**Directive:**
All the data below goes into the copy word for word, but the pictures don't.

**Provided material:**
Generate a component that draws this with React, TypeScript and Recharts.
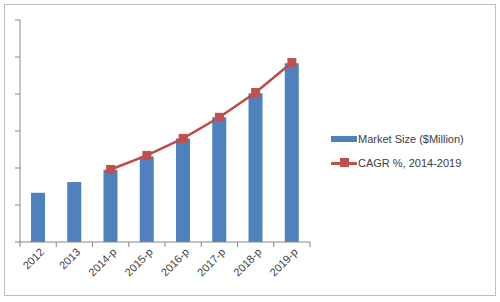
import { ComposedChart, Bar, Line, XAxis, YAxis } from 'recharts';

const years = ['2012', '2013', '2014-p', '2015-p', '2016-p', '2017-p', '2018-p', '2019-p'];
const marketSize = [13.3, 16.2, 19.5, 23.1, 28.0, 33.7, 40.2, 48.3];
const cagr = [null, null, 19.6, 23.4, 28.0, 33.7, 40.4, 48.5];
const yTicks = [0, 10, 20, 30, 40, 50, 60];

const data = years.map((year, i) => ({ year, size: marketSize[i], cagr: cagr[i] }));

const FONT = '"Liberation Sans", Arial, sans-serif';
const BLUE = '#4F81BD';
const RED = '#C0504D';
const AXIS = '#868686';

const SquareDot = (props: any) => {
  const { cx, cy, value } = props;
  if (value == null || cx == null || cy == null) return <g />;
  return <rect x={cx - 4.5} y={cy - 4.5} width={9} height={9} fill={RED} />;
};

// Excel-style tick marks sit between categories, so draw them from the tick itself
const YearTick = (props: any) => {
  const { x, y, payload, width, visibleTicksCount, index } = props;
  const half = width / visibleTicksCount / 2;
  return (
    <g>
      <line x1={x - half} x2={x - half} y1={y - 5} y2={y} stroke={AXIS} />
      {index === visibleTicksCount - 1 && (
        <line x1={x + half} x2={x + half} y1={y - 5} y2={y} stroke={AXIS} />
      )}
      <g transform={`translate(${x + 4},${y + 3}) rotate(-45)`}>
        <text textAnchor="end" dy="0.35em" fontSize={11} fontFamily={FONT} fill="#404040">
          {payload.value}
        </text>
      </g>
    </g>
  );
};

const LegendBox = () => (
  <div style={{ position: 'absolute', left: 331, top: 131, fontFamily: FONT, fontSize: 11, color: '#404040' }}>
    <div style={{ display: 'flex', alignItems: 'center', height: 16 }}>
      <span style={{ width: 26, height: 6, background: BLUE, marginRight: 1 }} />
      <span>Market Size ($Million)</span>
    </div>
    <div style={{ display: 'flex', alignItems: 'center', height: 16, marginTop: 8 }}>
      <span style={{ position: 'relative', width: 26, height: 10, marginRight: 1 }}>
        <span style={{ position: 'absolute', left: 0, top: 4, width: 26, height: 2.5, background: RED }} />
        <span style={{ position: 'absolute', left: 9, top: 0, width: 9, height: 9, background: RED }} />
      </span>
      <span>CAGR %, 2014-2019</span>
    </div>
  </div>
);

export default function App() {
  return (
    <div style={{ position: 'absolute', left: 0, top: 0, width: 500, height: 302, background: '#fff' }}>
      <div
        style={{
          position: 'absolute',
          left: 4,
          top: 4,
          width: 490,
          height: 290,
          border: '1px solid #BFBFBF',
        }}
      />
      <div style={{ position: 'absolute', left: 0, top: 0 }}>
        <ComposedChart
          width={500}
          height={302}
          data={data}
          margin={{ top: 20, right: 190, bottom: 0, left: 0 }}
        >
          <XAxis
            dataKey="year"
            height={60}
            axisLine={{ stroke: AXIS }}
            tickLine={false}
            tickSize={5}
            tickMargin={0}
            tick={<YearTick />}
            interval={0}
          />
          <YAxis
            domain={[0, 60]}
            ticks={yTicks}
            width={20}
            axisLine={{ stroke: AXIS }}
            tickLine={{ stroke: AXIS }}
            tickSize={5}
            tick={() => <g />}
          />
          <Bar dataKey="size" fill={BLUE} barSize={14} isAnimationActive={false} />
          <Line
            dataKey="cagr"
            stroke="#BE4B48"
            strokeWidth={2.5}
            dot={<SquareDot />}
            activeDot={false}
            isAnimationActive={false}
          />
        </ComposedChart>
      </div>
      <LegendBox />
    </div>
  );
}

**Reply to the task:**
Generate a component that draws this with React, TypeScript and Recharts.
import { ComposedChart, Bar, Line, XAxis, YAxis } from 'recharts';

const years = ['2012', '2013', '2014-p', '2015-p', '2016-p', '2017-p', '2018-p', '2019-p'];
const marketSize = [13.3, 16.2, 19.5, 23.1, 28.0, 33.7, 40.2, 48.3];
const cagr = [null, null, 19.6, 23.4, 28.0, 33.7, 40.4, 48.5];
const yTicks = [0, 10, 20, 30, 40, 50, 60];

const data = years.map((year, i) => ({ year, size: marketSize[i], cagr: cagr[i] }));

const FONT = '"Liberation Sans", Arial, sans-serif';
const BLUE = '#4F81BD';
const RED = '#C0504D';
const AXIS = '#868686';

const SquareDot = (props: any) => {
  const { cx, cy, value } = props;
  if (value == null || cx == null || cy == null) return <g />;
  return <rect x={cx - 4.5} y={cy - 4.5} width={9} height={9} fill={RED} />;
};

// Excel-style tick marks sit between categories, so draw them from the tick itself
const YearTick = (props: any) => {
  const { x, y, payload, width, visibleTicksCount, index } = props;
  const half = width / visibleTicksCount / 2;
  return (
    <g>
      <line x1={x - half} x2={x - half} y1={y - 5} y2={y} stroke={AXIS} />
      {index === visibleTicksCount - 1 && (
        <line x1={x + half} x2={x + half} y1={y - 5} y2={y} stroke={AXIS} />
      )}
      <g transform={`translate(${x + 4},${y + 3}) rotate(-45)`}>
        <text textAnchor="end" dy="0.35em" fontSize={11} fontFamily={FONT} fill="#404040">
          {payload.value}
        </text>
      </g>
    </g>
  );
};

const LegendBox = () => (
  <div style={{ position: 'absolute', left: 331, top: 131, fontFamily: FONT, fontSize: 11, color: '#404040' }}>
    <div style={{ display: 'flex', alignItems: 'center', height: 16 }}>
      <span style={{ width: 26, height: 6, background: BLUE, marginRight: 1 }} />
      <span>Market Size ($Million)</span>
    </div>
    <div style={{ display: 'flex', alignItems: 'center', height: 16, marginTop: 8 }}>
      <span style={{ position: 'relative', width: 26, height: 10, marginRight: 1 }}>
        <span style={{ position: 'absolute', left: 0, top: 4, width: 26, height: 2.5, background: RED }} />
        <span style={{ position: 'absolute', left: 9, top: 0, width: 9, height: 9, background: RED }} />
      </span>
      <span>CAGR %, 2014-2019</span>
    </div>
  </div>
);

export default function App() {
  return (
    <div style={{ position: 'absolute', left: 0, top: 0, width: 500, height: 302, background: '#fff' }}>
      <div
        style={{
          position: 'absolute',
          left: 4,
          top: 4,
          width: 490,
          height: 290,
          border: '1px solid #BFBFBF',
        }}
      />
      <div style={{ position: 'absolute', left: 0, top: 0 }}>
        <ComposedChart
          width={500}
          height={302}
          data={data}
          margin={{ top: 20, right: 190, bottom: 0, left: 0 }}
        >
          <XAxis
            dataKey="year"
            height={60}
            axisLine={{ stroke: AXIS }}
            tickLine={false}
            tickSize={5}
            tickMargin={0}
            tick={<YearTick />}
            interval={0}
          />
          <YAxis
            domain={[0, 60]}
            ticks={yTicks}
            width={20}
            axisLine={{ stroke: AXIS }}
            tickLine={{ stroke: AXIS }}
            tickSize={5}
            tick={() => <g />}
          />
          <Bar dataKey="size" fill={BLUE} barSize={14} isAnimationActive={false} />
          <Line
            dataKey="cagr"
            stroke="#BE4B48"
            strokeWidth={2.5}
            dot={<SquareDot />}
            activeDot={false}
            isAnimationActive={false}
          />
        </ComposedChart>
      </div>
      <LegendBox />
    </div>
  );
}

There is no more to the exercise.